Ununnilium: Argh. Okay, I guess I can make the changes now. Note to self: Add Author Guest Spot and Life Embellished, as well.


Seth: From one of my posts in Megatokyo forums:
Self insert characters fit into dozens of categories, one shot characters, side character, mentors, character inspiration, character shorthand for the author that is fleshed out. Soap box. Ect.
The Ace, Marty Sue, Mary Sue, the Nabeshin only make up a small percentage of those.

Saki and Youko are inspiration characters. The writer used herself and people she knew as a template in her mind when she wrote the book. But it didn't overly affect the plot because she fleshed them out and made them their own without adding Mary Sue qualities.

How many of these are already tropes and are there any here that need to be?

Umptyscope: Incidentally Stan Lee only makes cameos in films where he can claim that he created the characters. Thus, X-Men and Spiderman movies, but not Ghost Rider.


Ninjacrat: This page has a beeeeg problem: viz. that the examples aren't even pretending to be related to the trope description any more.

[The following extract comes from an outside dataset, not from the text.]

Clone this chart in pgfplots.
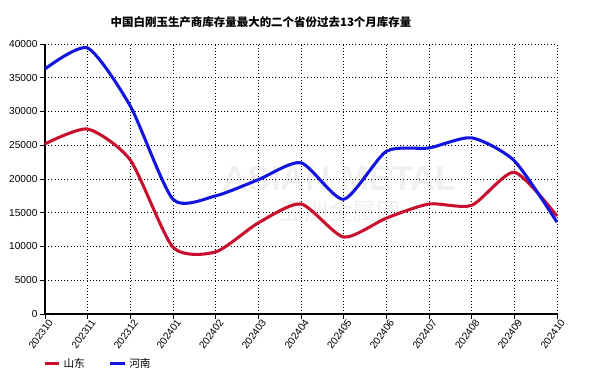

I've moved a few of the most obvious offenders to Write Who You Know. But there's still a big grey area. Should the trope description be expanded, or a new page split off?


siaru:

- re: Hermione Granger. I don't think mention of the following belongs on this article's front page, but it might be common enough to warrant finessing the categories. In later books (Oot P and beyond), Rowling, who had a seven-book Master Plan cast in concrete before the first book's release, had a real problem with something most writers look forward to: characters writing themselves to the point of reinventing themselves away from said Master Plan. Granger was the worst, said Rowling in one of her interviews (I think it's mentioned on her jkrowling.com site), to the point where she would write it all out and then tear it up and doggedly write what was in her master plan. Rowling apparently even went so far as to change HJG's middle name from Jane to Jean, trying to uncouple the character-so-far from the destined character. Are there other instances of such dogged determination-to-manifest in an SI?

- re: Whateley Universe. Most of the canon authors have barely- or not-renamed Author Avatars in the series (the Lit Chix of Dickenson Cottage), who even star in their own plotflow-impacting story "The Clue of the Unseen Switch".


Mr Onimusha: I'd guess the reason that nobody mentioned Matt Groening was because Bart's not his Avatar. One of the Simpsons comic book collections contained a preface by him where he discussed how Bart was created - he was intended to be the way Groening thought Dennis the Menace (the American one, not the possibly-psychotic version of the Beano) should have been. The fact the Simpsons share the names of his family is hardly a smoking gun in this instance.
Ethereal Mutation: Here's the text of the Author Stand-In page for anyone who feels it has points worth porting over.

    Author Stand In 

Some Sort Of Troper: Holy crumbs, I just remembered I did the merge for this page ages ago and forgot to make a note of it. Here's the discussion.


Girl Without Hat: Would Lemony Snicket count as an example of this trope?


Anonymous Trope Dude: Why isn't Josh Schwartz (Seth Cohen from The OC and Chuck Bartowski) on the list?